◆ **TASK OBJECTIVE**
Give only the number of lines that hold the word "size".

· · · · · · ·

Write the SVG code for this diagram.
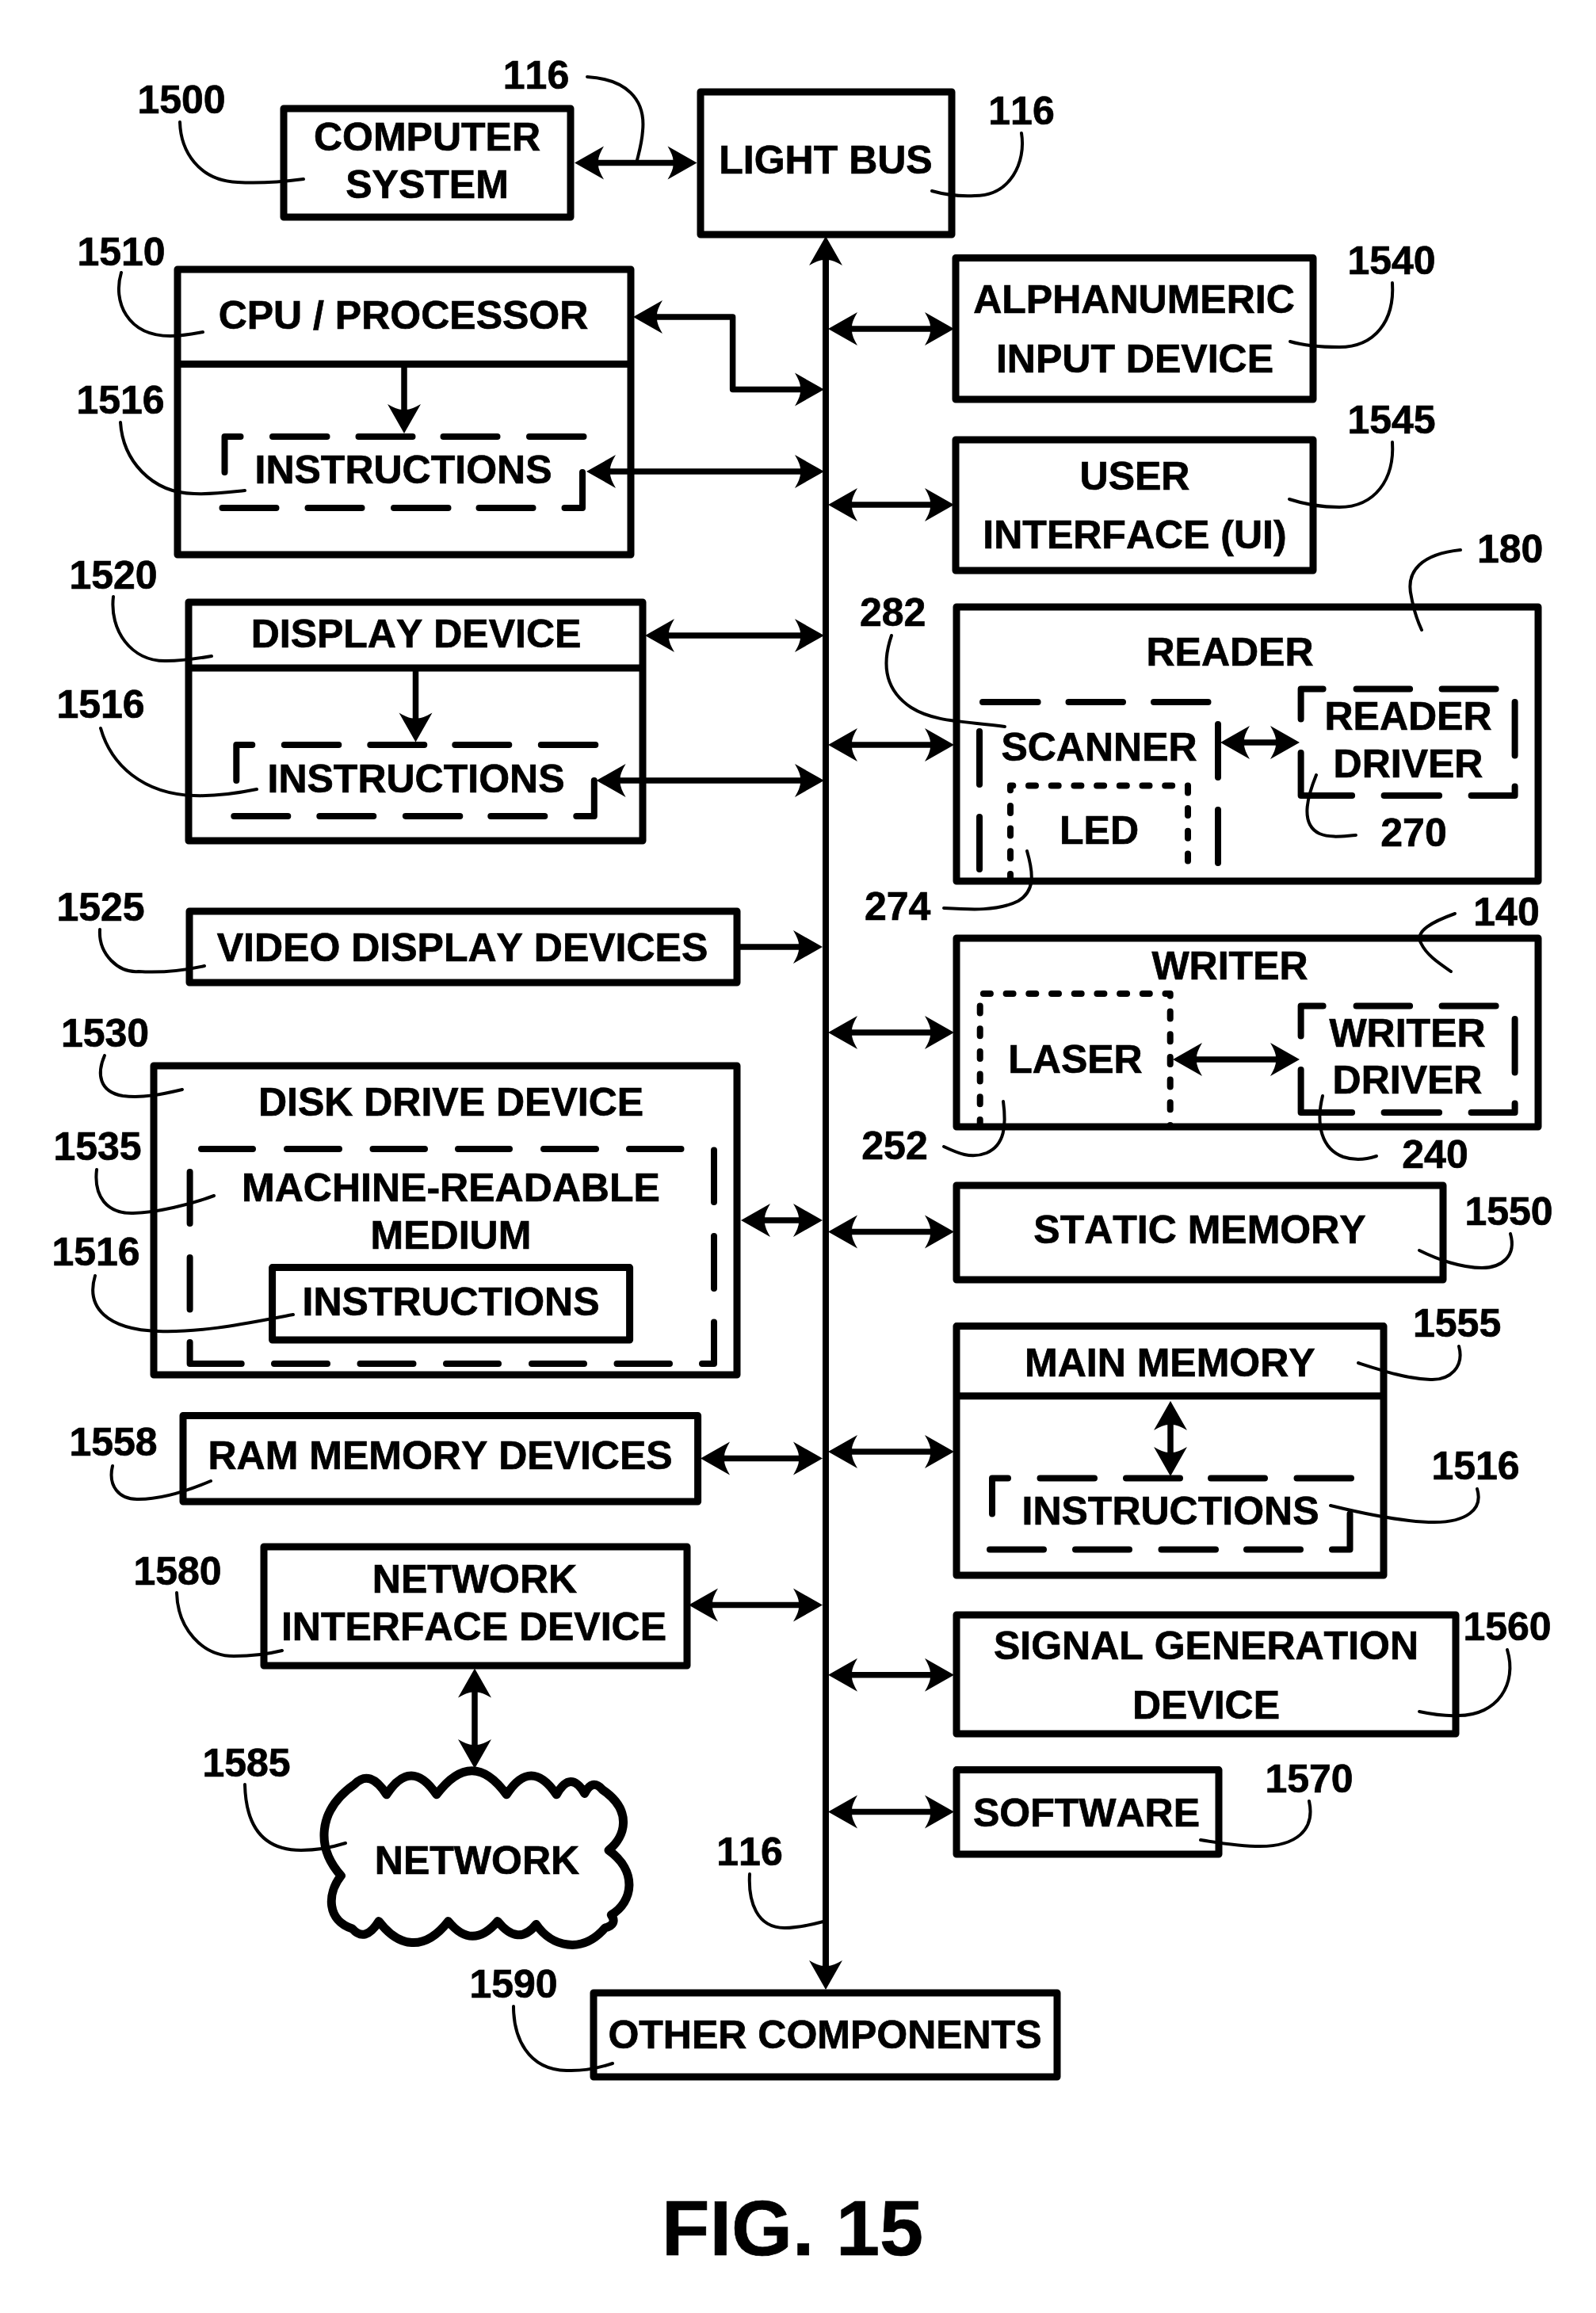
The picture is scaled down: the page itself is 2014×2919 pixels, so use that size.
<svg xmlns="http://www.w3.org/2000/svg" width="2014" height="2919" viewBox="0 0 2014 2919">
<style>
text{font-family:"Liberation Sans",Arial,sans-serif;font-weight:700;font-kerning:none;fill:#000;stroke:#000;stroke-width:.7;text-anchor:middle}
.t{font-size:50px}
.n{font-size:50px}
.f{font-size:99px}
.b{fill:none;stroke:#000;stroke-width:9;stroke-linejoin:round}
.d{fill:none;stroke:#000;stroke-width:8;stroke-linecap:round;stroke-linejoin:round}
.o{fill:none;stroke:#000;stroke-width:8;stroke-linecap:round;stroke-linejoin:round;stroke-dasharray:9 19.7}
.a{fill:none;stroke:#000;stroke-width:7.5;stroke-linejoin:round;marker-end:url(#h)}
.aa{fill:none;stroke:#000;stroke-width:7.5;stroke-linejoin:round;marker-start:url(#h);marker-end:url(#h)}
.l{fill:none;stroke:#000;stroke-width:4;stroke-linecap:round}
.c{fill:#fff;stroke:#000;stroke-width:11;stroke-linejoin:round}
</style>
<defs>
<marker id="h" markerUnits="userSpaceOnUse" markerWidth="38" markerHeight="44" refX="17" refY="22" orient="auto-start-reverse" overflow="visible">
<path d="M37,22 L0,1 Q7,13 7,19 L7,25 Q7,31 0,43 Z" fill="#000"/>
</marker>
<path id="instr-dash" class="d" d="M0,45V0H20M60.5,0H129M169,0H237M276,0H344M384.5,0H453M-3,90H65M105,90H173M213.5,90H282M321,90H389M429,90H451.5V45"/>
<path id="driver-dash" class="d" d="M0,38V0H28M70,0H137.5M178,0H246M270,16.5V84M270,123V134.5H215M174.5,134.5H105M64.5,134.5H0V80.5"/>
</defs>
<rect width="2014" height="2919" fill="#fff"/>

<g id="computer-system"><rect class="b" x="358" y="137" width="362" height="137"/><text class="t" x="539" y="190">COMPUTER</text><text class="t" x="539" y="250">SYSTEM</text></g>
<g id="light-bus"><rect class="b" x="884" y="116" width="317" height="180"/><text class="t" x="1042" y="219">LIGHT BUS</text></g>
<g id="cpu"><rect class="b" x="224" y="340" width="572" height="360"/><path class="b" d="M224,459.5H796"/><text class="t" x="509" y="415">CPU / PROCESSOR</text><use href="#instr-dash" x="283.5" y="551"/><text class="t" x="509" y="610">INSTRUCTIONS</text></g>
<g id="display-device"><rect class="b" x="238" y="760" width="573" height="301"/><path class="b" d="M238,843H811"/><text class="t" x="525" y="817">DISPLAY DEVICE</text><use href="#instr-dash" x="298.3" y="940"/><text class="t" x="525" y="1000">INSTRUCTIONS</text></g>
<g id="video-display-devices"><rect class="b" x="239" y="1150" width="691" height="90"/><text class="t" x="583.5" y="1213">VIDEO DISPLAY DEVICES</text></g>
<g id="disk-drive-device"><rect class="b" x="194" y="1345" width="736" height="390"/><text class="t" x="569" y="1408">DISK DRIVE DEVICE</text>
<path class="d" d="M254,1450H319M362,1450H428M470.5,1450H536M578,1450H643M686,1450H752M794,1450H859.5M901,1451.6V1517M901,1560V1626M901,1668.5V1721H886M845,1721H778.5M737,1721H671M629,1721H563M521.5,1721H454.5M413,1721H346M304.7,1721H239.6V1694M239.6,1652.5V1587M239.6,1544V1479"/>
<text class="t" x="569" y="1516">MACHINE-READABLE</text><text class="t" x="569" y="1576">MEDIUM</text>
<rect class="b" x="343.6" y="1599.6" width="451" height="91.4"/><text class="t" x="569" y="1660">INSTRUCTIONS</text></g>
<g id="ram-memory-devices"><rect class="b" x="231" y="1786.5" width="649.6" height="108.5"/><text class="t" x="555.6" y="1854">RAM MEMORY DEVICES</text></g>
<g id="network-interface-device"><rect class="b" x="333" y="1952" width="534" height="150"/><text class="t" x="599" y="2010">NETWORK</text><text class="t" x="598" y="2070">INTERFACE DEVICE</text></g>
<g id="network"><path class="c" d="M430.4,2367.2C399.5,2332.8 399.5,2285 447.8,2251.4Q467,2232 487.8,2264.8Q518.7,2217 550.9,2264.8Q596,2204.5 639.2,2264.8Q670,2217 702.3,2264.8Q720,2233 737.8,2263.4Q747.4,2244 760.3,2258.6C799,2285 789,2318 768,2335C805,2361.5 799,2400 771.3,2416.5Q779.6,2428.5 763.5,2433C734.5,2466.7 696,2457 676.6,2428.5Q654,2457 628,2424.6Q596,2462 565.7,2424.6C535,2464 502.6,2457 478,2424.6Q460.7,2452.4 444.6,2434C412.4,2423.7 412.4,2390 430.4,2367.2Z"/><text class="t" x="602" y="2365">NETWORK</text></g>
<g id="other-components"><rect class="b" x="749" y="2515" width="585" height="106"/><text class="t" x="1041" y="2585">OTHER COMPONENTS</text></g>

<g id="alphanumeric-input-device"><rect class="b" x="1206" y="325.5" width="451" height="178.5"/><text class="t" x="1431" y="395">ALPHANUMERIC</text><text class="t" x="1432" y="470">INPUT DEVICE</text></g>
<g id="user-interface"><rect class="b" x="1206" y="555" width="451" height="165"/><text class="t" x="1432" y="617.6">USER</text><text class="t" x="1432" y="692">INTERFACE (UI)</text></g>
<g id="reader"><rect class="b" x="1207" y="766" width="734" height="346"/><text class="t" x="1552" y="840">READER</text>
<path class="d" d="M1240,886H1309.6M1348.5,886H1417M1456,886H1524.5M1236,923V990M1236,1031V1097M1537,914V981M1537,1022V1089"/>
<text class="t" x="1387" y="960">SCANNER</text>
<path class="o" d="M1275,1112V991.5H1499V1095"/><text class="t" x="1387" y="1064.6">LED</text>
<use href="#driver-dash" x="1641.6" y="869.5"/><text class="t" x="1777" y="921">READER</text><text class="t" x="1777" y="980.6">DRIVER</text></g>
<g id="writer"><rect class="b" x="1207" y="1184" width="734" height="238"/><text class="t" x="1552" y="1236">WRITER</text>
<path class="o" d="M1236.7,1422V1254H1476.7V1422"/><text class="t" x="1357" y="1353.5">LASER</text>
<use href="#driver-dash" x="1641.6" y="1269.5"/><text class="t" x="1776" y="1321">WRITER</text><text class="t" x="1776" y="1380">DRIVER</text></g>
<g id="static-memory"><rect class="b" x="1207" y="1496" width="614" height="119"/><text class="t" x="1514" y="1569">STATIC MEMORY</text></g>
<g id="main-memory"><rect class="b" x="1207" y="1673.6" width="539" height="314.4"/><path class="b" d="M1207,1761.7H1746"/><text class="t" x="1476.4" y="1737">MAIN MEMORY</text><use href="#instr-dash" x="1252" y="1865.6"/><text class="t" x="1477" y="1924">INSTRUCTIONS</text></g>
<g id="signal-generation-device"><rect class="b" x="1207" y="2038" width="630" height="150"/><text class="t" x="1522" y="2094">SIGNAL GENERATION</text><text class="t" x="1522" y="2169">DEVICE</text></g>
<g id="software"><rect class="b" x="1207" y="2233.6" width="331" height="106.4"/><text class="t" x="1371" y="2305">SOFTWARE</text></g>

<g id="connectors">
<path class="aa" d="M1042,318V2491" style="stroke-width:8"/>
<path class="aa" d="M745,205.5H859.5"/>
<path class="aa" d="M819,400H924.6V491.5H1020"/>
<path class="aa" d="M760,595H1020"/>
<path class="aa" d="M834,802H1020"/>
<path class="aa" d="M772.6,985H1020"/>
<path class="a" d="M933,1195H1018"/>
<path class="aa" d="M955,1540H1018"/>
<path class="aa" d="M904,1840.6H1018"/>
<path class="aa" d="M889,2025.6H1018"/>
<path class="aa" d="M599,2125.5V2212"/>
<path class="a" d="M510,462V527"/>
<path class="a" d="M524.5,846V916.5"/>
<path class="aa" d="M1065,415H1184"/>
<path class="aa" d="M1065,637H1184"/>
<path class="aa" d="M1065,940H1184"/>
<path class="aa" d="M1065,1303H1184"/>
<path class="aa" d="M1065,1554.4H1184"/>
<path class="aa" d="M1065,1832H1184"/>
<path class="aa" d="M1065,2113.7H1184"/>
<path class="aa" d="M1065,2286.5H1184"/>
<path class="aa" d="M1560,937H1620"/>
<path class="aa" d="M1500,1337H1620"/>
<path class="aa" d="M1477,1788V1843"/>
</g>

<g id="leaders">
<path class="l" d="M227,154C228,190 250,228 300,230C330,232 360,229 383,226"/>
<path class="l" d="M741,97C790,100 815,125 811,165C810,180 807,190 804,202"/>
<path class="l" d="M1289,168C1295,205 1275,247 1230,247C1210,248 1190,245 1176,241"/>
<path class="l" d="M153,344C142,380 160,424 215,424C230,424 245,421 256,419"/>
<path class="l" d="M152,533C155,580 190,622 245,623C270,624 290,621 309,619"/>
<path class="l" d="M143,753C138,795 165,835 210,834C230,834 250,831 267,828"/>
<path class="l" d="M127,919C140,965 180,1002 245,1004C275,1005 300,1001 324,996"/>
<path class="l" d="M126,1173C124,1205 150,1228 175,1226C205,1228 235,1224 258,1219"/>
<path class="l" d="M132,1332C122,1355 125,1378 155,1383C180,1386 205,1381 230,1375"/>
<path class="l" d="M122,1476C118,1510 135,1532 168,1531C200,1530 240,1520 270,1509"/>
<path class="l" d="M120,1610C108,1650 135,1678 200,1680C260,1682 320,1668 370,1659"/>
<path class="l" d="M142,1850C136,1875 150,1893 175,1892C205,1892 240,1880 266,1869"/>
<path class="l" d="M223,2010C224,2055 255,2090 295,2090C320,2090 340,2087 356,2083"/>
<path class="l" d="M309,2252C310,2295 325,2335 380,2335C400,2335 420,2331 436,2326"/>
<path class="l" d="M648,2532C648,2570 665,2612 715,2613C740,2614 758,2609 773,2604"/>
<path class="l" d="M946,2365C944,2400 955,2433 990,2433C1008,2433 1024,2429 1039,2425"/>
<path class="l" d="M1757,357C1760,405 1735,438 1690,438C1665,438 1645,436 1628,431"/>
<path class="l" d="M1757,558C1760,605 1735,640 1690,640C1665,640 1645,636 1627,630"/>
<path class="l" d="M1843,694C1795,699 1773,720 1781,753C1784,770 1788,782 1794,795"/>
<path class="l" d="M1125,802C1112,840 1118,872 1150,893C1180,912 1220,910 1268,917"/>
<path class="l" d="M1661,978C1650,1005 1640,1040 1665,1052C1680,1058 1695,1055 1711,1054"/>
<path class="l" d="M1296,1074C1305,1105 1305,1125 1285,1137C1260,1150 1225,1148 1191,1146"/>
<path class="l" d="M1836,1153C1808,1163 1785,1175 1793,1190C1800,1205 1815,1215 1831,1226"/>
<path class="l" d="M1266,1390C1270,1420 1268,1445 1245,1455C1225,1463 1208,1455 1191,1447"/>
<path class="l" d="M1669,1383C1660,1420 1668,1450 1695,1460C1710,1465 1725,1463 1737,1459"/>
<path class="l" d="M1906,1557C1914,1585 1895,1600 1870,1600C1845,1600 1815,1590 1791,1578"/>
<path class="l" d="M1841,1699C1848,1725 1830,1742 1805,1741C1775,1740 1745,1730 1714,1720"/>
<path class="l" d="M1864,1879C1872,1905 1850,1921 1810,1921C1770,1921 1720,1910 1679,1900"/>
<path class="l" d="M1902,2082C1915,2125 1890,2165 1840,2165C1820,2166 1805,2163 1791,2160"/>
<path class="l" d="M1652,2273C1660,2310 1635,2330 1590,2330C1565,2330 1540,2326 1515,2322"/>
</g>

<g id="references">
<text class="n" x="229" y="143">1500</text>
<text class="n" x="676.5" y="112">116</text>
<text class="n" x="1289" y="157">116</text>
<text class="n" x="153" y="335">1510</text>
<text class="n" x="152" y="522">1516</text>
<text class="n" x="143" y="743">1520</text>
<text class="n" x="127" y="906">1516</text>
<text class="n" x="127" y="1162">1525</text>
<text class="n" x="132.5" y="1321">1530</text>
<text class="n" x="123" y="1464">1535</text>
<text class="n" x="121" y="1597">1516</text>
<text class="n" x="143" y="1837">1558</text>
<text class="n" x="224" y="2000">1580</text>
<text class="n" x="311" y="2242">1585</text>
<text class="n" x="946" y="2354">116</text>
<text class="n" x="648" y="2521">1590</text>
<text class="n" x="1756" y="346">1540</text>
<text class="n" x="1756" y="547">1545</text>
<text class="n" x="1905.6" y="710">180</text>
<text class="n" x="1126.6" y="790">282</text>
<text class="n" x="1784" y="1068">270</text>
<text class="n" x="1132.6" y="1161">274</text>
<text class="n" x="1901" y="1168">140</text>
<text class="n" x="1129" y="1463">252</text>
<text class="n" x="1811" y="1474">240</text>
<text class="n" x="1904" y="1546">1550</text>
<text class="n" x="1838.6" y="1687">1555</text>
<text class="n" x="1862" y="1867">1516</text>
<text class="n" x="1902" y="2070">1560</text>
<text class="n" x="1652" y="2262">1570</text>
<text class="f" x="1000" y="2846">FIG. 15</text>
</g>
</svg>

· · · · · · ·

◆ **FINAL ANSWER**
4